Task description |
Return every line of the data below that includes the string "page".

(Charts and diagrams as code)

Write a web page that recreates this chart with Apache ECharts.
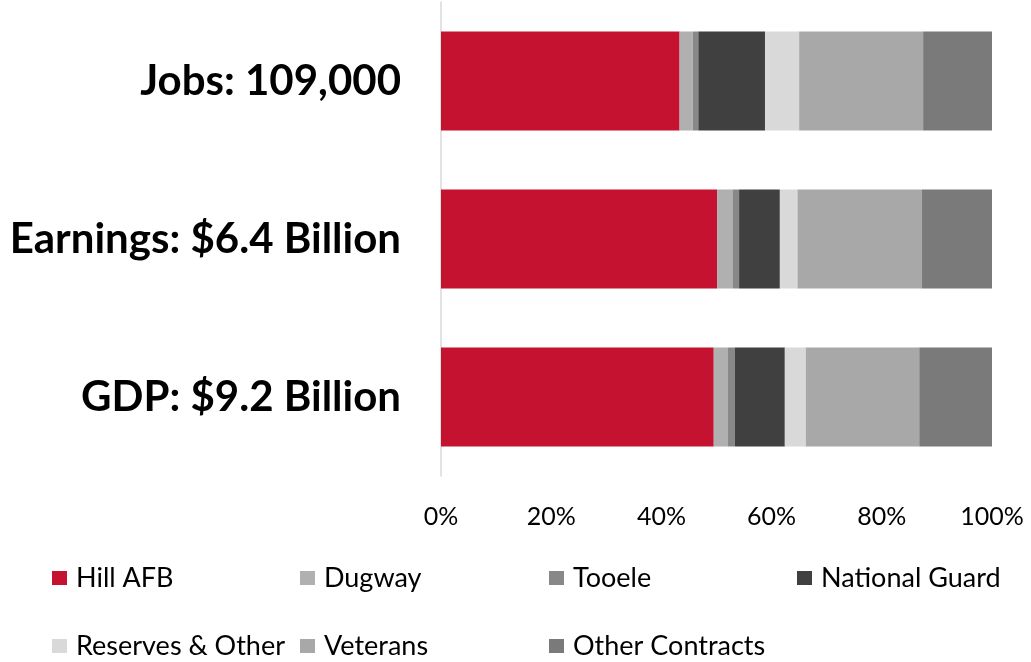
<!DOCTYPE html>
<html>
<head>
<meta charset="utf-8">
<script src="https://cdn.jsdelivr.net/npm/echarts@6/dist/echarts.min.js"></script>
<style>html,body{margin:0;padding:0;background:#fff}#c{width:1031px;height:662px}</style>
</head>
<body>
<div id="c"></div>
<script>
const categories = ['Jobs: 109,000', 'Earnings: $6.4 Billion', 'GDP: $9.2 Billion'];
const seriesNames = ['Hill AFB', 'Dugway', 'Tooele', 'National Guard', 'Reserves & Other', 'Veterans', 'Other Contracts'];
const hillAFB        = [43.3, 50.1, 49.5];
const dugway         = [2.4, 2.8, 2.5];
const tooele         = [1.0, 1.2, 1.3];
const nationalGuard  = [12.1, 7.4, 9.1];
const reservesOther  = [6.2, 3.2, 3.8];
const veterans       = [22.5, 22.6, 20.6];
const otherContracts = [12.5, 12.8, 13.3];
const tickLabels = ['0%', '20%', '40%', '60%', '80%', '100%'];

const values = [hillAFB, dugway, tooele, nationalGuard, reservesOther, veterans, otherContracts];
const colors = ['#C41230', '#B0B0B0', '#888888', '#404040', '#D9D9D9', '#A8A8A8', '#7A7A7A'];
const FONT = 'Lato';

const legendPos = [[52,564],[300,564],[549,564],[797,564],[52,632],[300,632],[549,632]];

const chart = echarts.init(document.getElementById('c'));
chart.setOption({
  animation: false,
  grid: { left: 441, right: 39, top: 2, bottom: 186, containLabel: false },
  xAxis: {
    type: 'value', min: 0, max: 100, interval: 20,
    axisLine: { show: false }, axisTick: { show: false }, splitLine: { show: false },
    axisLabel: {
      margin: 28, color: '#000', fontFamily: FONT, fontSize: 25,
      formatter: v => tickLabels[Math.round(v / 20)]
    }
  },
  yAxis: {
    type: 'category', data: categories, inverse: true,
    axisLine: { show: true, lineStyle: { color: '#D9D9D9', width: 1.5 } },
    axisTick: { show: false },
    axisLabel: { margin: 40, color: '#000', fontFamily: FONT, fontSize: 42, fontWeight: 'bold' }
  },
  legend: seriesNames.map((n, i) => ({
    data: [n], left: legendPos[i][0], top: legendPos[i][1],
    itemWidth: 15, itemHeight: 14, icon: 'rect', padding: 0,
    textStyle: { fontFamily: FONT, fontSize: 27, lineHeight: 28, color: '#000', padding: [0, 0, 0, 4] }
  })),
  series: seriesNames.map((n, i) => ({
    name: n, type: 'bar', stack: 'total', barWidth: 99,
    itemStyle: { color: colors[i] },
    data: values[i]
  }))
});
</script>
</body>
</html>
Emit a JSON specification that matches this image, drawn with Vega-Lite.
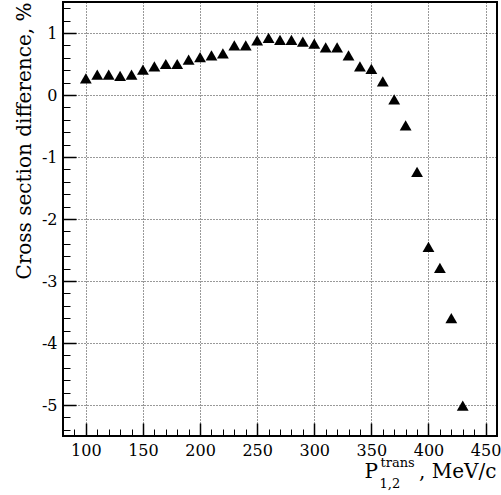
{
  "$schema": "https://vega.github.io/schema/vega-lite/v6.json",
  "width": 434,
  "height": 434,
  "autosize": "none",
  "padding": {"left": 63, "top": 2, "right": 4, "bottom": 59},
  "background": "white",
  "config": {
    "font": "DejaVu Serif",
    "view": {"stroke": "#000", "strokeWidth": 2},
    "axis": {
      "labelFont": "DejaVu Serif",
      "titleFont": "DejaVu Serif",
      "labelColor": "#000",
      "titleColor": "#000",
      "tickColor": "#000",
      "titleFontWeight": "normal",
      "domain": false
    }
  },
  "data": {
    "values": [
      {"x": 100, "y": 0.27}, {"x": 110, "y": 0.33}, {"x": 120, "y": 0.33}, {"x": 130, "y": 0.31},
      {"x": 140, "y": 0.33}, {"x": 150, "y": 0.41}, {"x": 160, "y": 0.46}, {"x": 170, "y": 0.5},
      {"x": 180, "y": 0.5}, {"x": 190, "y": 0.57}, {"x": 200, "y": 0.61}, {"x": 210, "y": 0.64},
      {"x": 220, "y": 0.67}, {"x": 230, "y": 0.8}, {"x": 240, "y": 0.8}, {"x": 250, "y": 0.88},
      {"x": 260, "y": 0.92}, {"x": 270, "y": 0.89}, {"x": 280, "y": 0.89}, {"x": 290, "y": 0.86},
      {"x": 300, "y": 0.83}, {"x": 310, "y": 0.77}, {"x": 320, "y": 0.77}, {"x": 330, "y": 0.64},
      {"x": 340, "y": 0.46}, {"x": 350, "y": 0.42}, {"x": 360, "y": 0.22}, {"x": 370, "y": -0.07},
      {"x": 380, "y": -0.49}, {"x": 390, "y": -1.24}, {"x": 400, "y": -2.45}, {"x": 410, "y": -2.79},
      {"x": 420, "y": -3.6}, {"x": 430, "y": -5.01}
    ]
  },
  "resolve": {"axis": {"x": "independent", "y": "independent"}},
  "layer": [
    {
      "mark": {"type": "point", "shape": "triangle-up", "filled": true, "color": "#000", "size": 140, "opacity": 1},
      "encoding": {
        "x": {
          "field": "x", "type": "quantitative",
          "scale": {"domain": [80, 460], "nice": false, "zero": false},
          "axis": {
            "orient": "bottom",
            "values": [100, 150, 200, 250, 300, 350, 400, 450],
            "grid": true, "gridColor": "#000", "gridDash": [1, 2], "gridWidth": 1, "gridOpacity": 0.8,
            "tickSize": -13, "tickWidth": 1.5,
            "labelPadding": 19, "labelFontSize": 16,
            "title": ", MeV/c", "titleFontSize": 20,
            "titleX": 433, "titleY": 41, "titleAlign": "right", "titleBaseline": "alphabetic"
          }
        },
        "y": {
          "field": "y", "type": "quantitative",
          "scale": {"domain": [-5.5, 1.5], "nice": false, "zero": false},
          "axis": {
            "orient": "left",
            "values": [-5, -4, -3, -2, -1, 0, 1],
            "labelExpr": "replace(datum.label, '\u2212', '-')",
            "grid": true, "gridColor": "#000", "gridDash": [1, 2], "gridWidth": 1, "gridOpacity": 0.8,
            "tickSize": -13, "tickWidth": 1.5,
            "labelPadding": 19, "labelFontSize": 16,
            "title": "Cross section difference, %", "titleFontSize": 20,
            "titleX": -33, "titleY": 0, "titleAngle": 270, "titleAlign": "right", "titleBaseline": "alphabetic"
          }
        }
      }
    },
    {
      "mark": {"type": "point", "opacity": 0},
      "encoding": {
        "x": {
          "field": "x", "type": "quantitative",
          "axis": {
            "orient": "bottom",
            "values": [90, 110, 120, 130, 140, 160, 170, 180, 190, 210, 220, 230, 240, 260, 270, 280, 290, 310, 320, 330, 340, 360, 370, 380, 390, 410, 420, 430, 440],
            "grid": false, "labels": false, "tickSize": -7, "tickWidth": 1,
            "title": "P", "titleFontSize": 20,
            "titleX": 301, "titleY": 41, "titleAlign": "left", "titleBaseline": "alphabetic"
          }
        },
        "y": {
          "field": "y", "type": "quantitative",
          "axis": {
            "orient": "left",
            "values": [-5.4, -5.2, -4.8, -4.6, -4.4, -4.2, -3.8, -3.6, -3.4, -3.2, -2.8, -2.6, -2.4, -2.2, -1.8, -1.6, -1.4, -1.2, -0.8, -0.6, -0.4, -0.2, 0.2, 0.4, 0.6, 0.8, 1.2, 1.4],
            "grid": false, "labels": false, "tickSize": -7, "tickWidth": 1,
            "title": null
          }
        }
      }
    },
    {
      "mark": {"type": "point", "opacity": 0},
      "encoding": {
        "x": {
          "field": "x", "type": "quantitative",
          "axis": {
            "orient": "bottom", "ticks": false, "labels": false, "grid": false,
            "title": "trans", "titleFontSize": 13,
            "titleX": 317, "titleY": 30, "titleAlign": "left", "titleBaseline": "alphabetic"
          }
        },
        "y": {"field": "y", "type": "quantitative", "axis": null}
      }
    },
    {
      "mark": {"type": "point", "opacity": 0},
      "encoding": {
        "x": {
          "field": "x", "type": "quantitative",
          "axis": {
            "orient": "bottom", "ticks": false, "labels": false, "grid": false,
            "title": "1,2", "titleFontSize": 13,
            "titleX": 316, "titleY": 51, "titleAlign": "left", "titleBaseline": "alphabetic"
          }
        },
        "y": {"field": "y", "type": "quantitative", "axis": null}
      }
    }
  ]
}
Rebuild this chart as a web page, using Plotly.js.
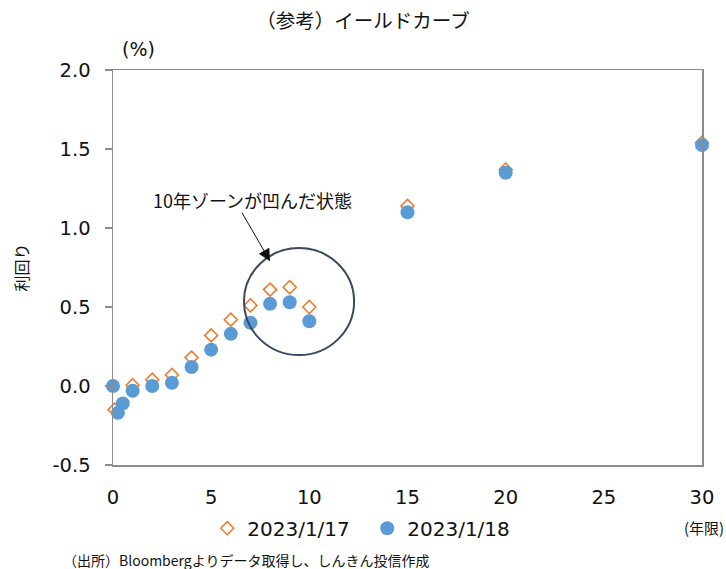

Correct result |
Write a web page that recreates this chart with Apache ECharts.
Rebuild this chart as a web page, using Plotly.js.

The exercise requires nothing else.